Irreversible Repetitions: The Armadillo in the Face of the Anthropocene
DOI:
https://doi.org/10.33324/daya.vi20.1177Keywords:
armadillo, body, heritage, territory, visual arts, critical perspectiveAbstract
This reflective article focuses on the armadillo, an endemic species of South America, as a symbolic figure and a situated body from which to explore the tensions between body, territory, memory, and heritage in the context of the Anthropocene. Based on the artistic project Anthropocene, Irreversible Repetitions (2019), the text proposes a critical reflection on the repeated violence humanity inflicts on other forms of life, as well as on the contradictions that emerge between the conservation of natural heritage and the transmission of cultural traditions.

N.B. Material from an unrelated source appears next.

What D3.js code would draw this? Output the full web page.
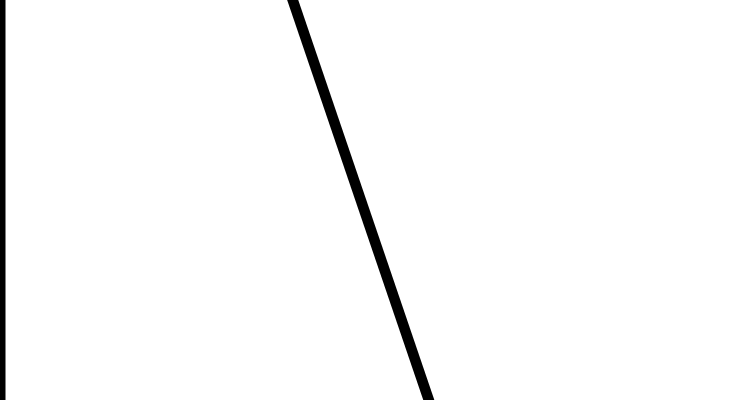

The methodology is grounded in a critical and relational approach to the project, developed through research-creation methodology, understood as an inseparable process linking thought, artistic practice, and situated experience. This approach combines dialogue among artistic, scientific, and philosophical epistemologies, along with a critical reflection aimed at denaturalizing anthropocentric hierarchies and extractivist logics that have historically shaped relationships between the human and the non-human. Within a theoretical framework connected to art, Latin American environmental history, and relational and decolonial ontologies, the project brings together photography of bodily interventions, video art, experimental printmaking with organic materials, and sculptures of armadillos in metal and textile. These practices activate a visual and poetic narrative that intertwines memory, matter, and affect, addressing notions of fragility, vulnerability, resistance, and care. The armadillo thus emerges as a contradiction between natural and cultural heritage, as a symbolic threshold that enables a critical interrogation of how we inhabit the world, and opens possibilities for imagining more sensitive, just, and regenerative modes of coexistence among species.
Keywords: armadillo, body, heritage, territory, visual arts, critical perspective.